Assuming the env is correct: Often the bug is in the env (e.g. wrong reward, done flag, or state). Test the env in isolation.
Not checking gradients: If a loss term is not connected to the graph (e.g. constant), gradients will be zero and that part of the model will not learn.
Overlooking scale: Rewards or Q-values that are too large can cause instability; too small and learning is slow. Log and normalize if needed.

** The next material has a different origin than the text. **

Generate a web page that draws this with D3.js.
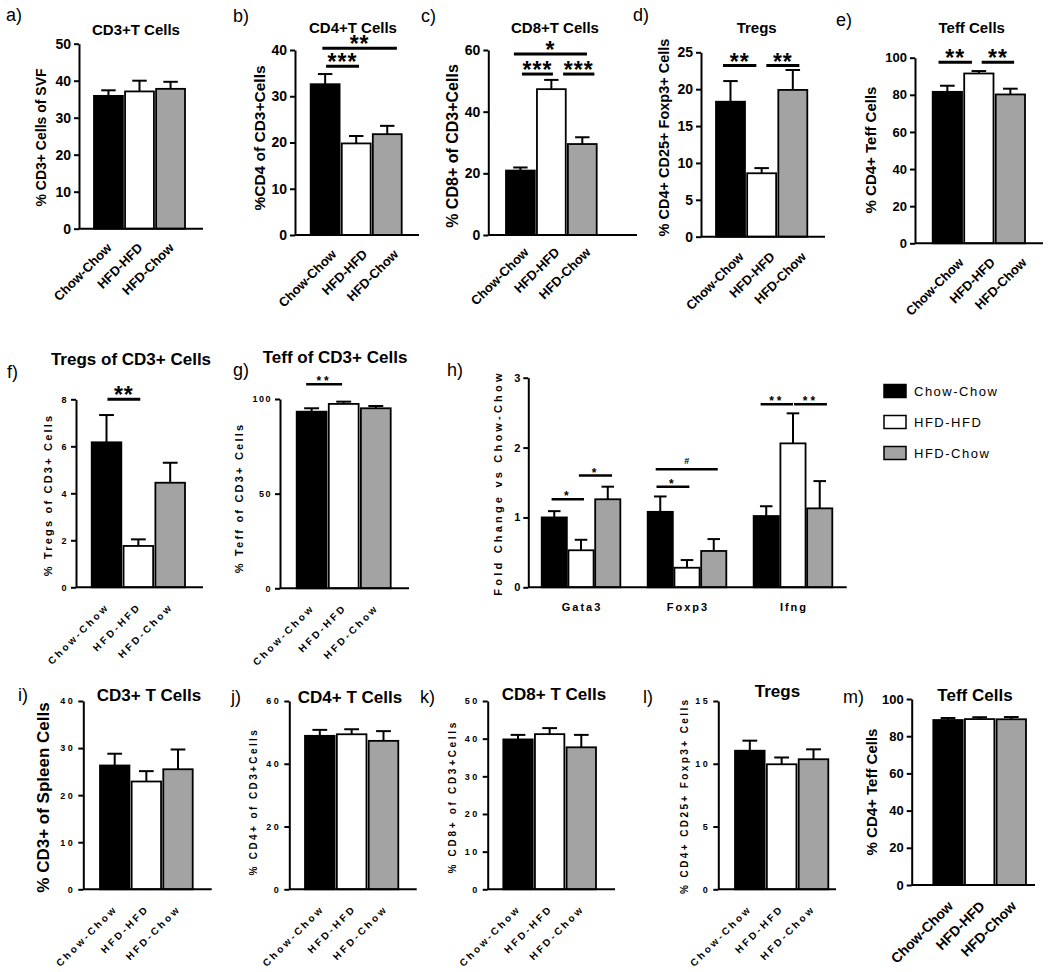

Worked solution (warm-up: LLM scale)

Key idea: When applying RL to large language models, we have huge state/action spaces (vocabulary, long sequences). We need to scale rewards and gradients: e.g. normalize advantages, clip rewards, use a small KL penalty coefficient so the policy doesn’t collapse. Training is expensive so we reuse a pretrained model and do a few PPO (or DPO) updates. Monitor reward and KL; if reward spikes and KL explodes, we are reward hacking—tune the KL penalty.

Extra practice

Warm-up: Why is it useful to log Q-values and entropy during SAC training? What would you suspect if Q-values grow without bound?
Coding: Start from a minimal SAC (or use a known buggy version). Add unit tests for env and buffer. Add logging for Q, reward, entropy. Run for 10k steps. If it does not learn, use the logs and tests to find the bug; fix and verify that return increases.
Challenge: Intentionally introduce three bugs (e.g. wrong target, missing detach, reward scale). Write a short “debugging report”: what you logged, what you observed, and how you identified each bug.
Variant: Apply the same debugging methodology to a different algorithm (e.g. PPO or DQN). List the 5 most important quantities to log for each algorithm and explain what anomaly in each quantity would indicate a specific bug.
Debug: A DQN implementation on CartPole converges but achieves only 150 return (optimal is 500). The target network is updated with target_net.load_state_dict(online_net.state_dict()) every step (instead of every 1000 steps). Explain why too-frequent target updates increase variance and destabilize learning, and what the standard update frequency should be.
Conceptual: Debugging RL is harder than debugging supervised learning because errors can be silent: the algorithm runs without crashing but learns a suboptimal policy. Describe three diagnostic tests you would run before training (sanity checks) and three monitoring signals you would track during training to catch the most common RL implementation bugs early.